Mr Clough said: "Should a conviction follow that, if he was released from prison he would have to sign the sex offenders register; he'd be treated differently in prison and he would be managed differently as a prisoner."

He said the thought of Vass's release from prison "horrifies" him, particularly as Vass has no convictions for sexual offences.

Victims' commissioner

Mr Clough said: "Currently, because he has no convictions of a sexual nature he wouldn't have to sign the sex offenders list and potentially he could be out by 60; he is a fit person and could still be a danger to women."

As well as continuing campaigning for rape charges to be brought against Vass, the family will fight to bring in accountability for judges.

"We need people to look at how this can be achieved and potentially bring back a victims' commissioner," said Mr Clough.

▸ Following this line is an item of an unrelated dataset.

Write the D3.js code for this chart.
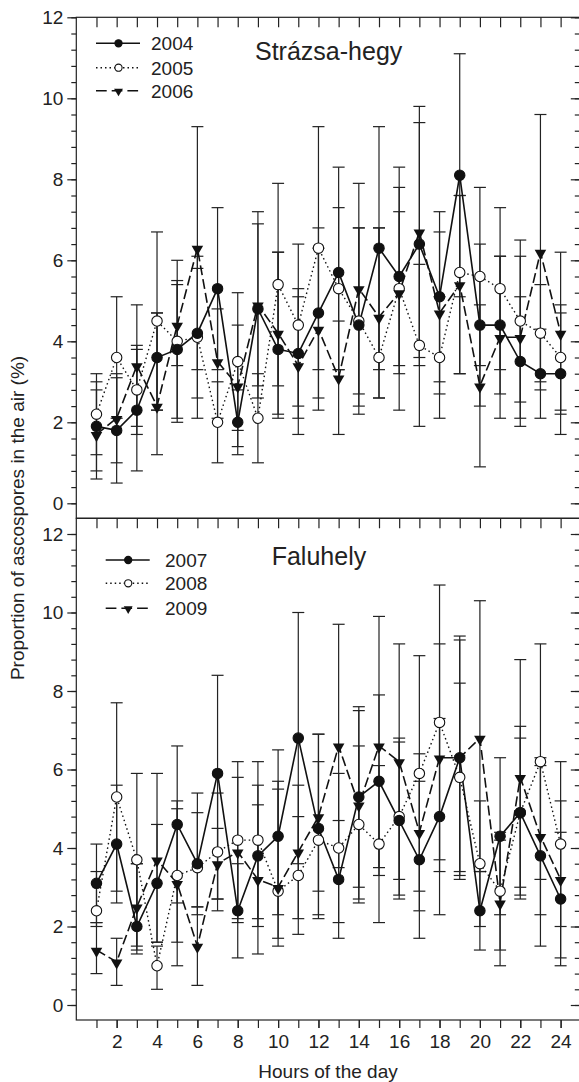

The family have also prompted changes to bail laws allowing prosecutors to appeal against a Crown court judge's bail ruling at the High Court.

Previously the Crown Prosecution Service (CPS) had no right to appeal against Crown court bail decisions.

The law change is due to take effect in autumn and will bring Crown courts in line with magistrates' courts where appeals against bail decisions are allowed.

Ms Clough's parents have said they believe their daughter would still be alive if the CPS had had the right to challenge bail decisions.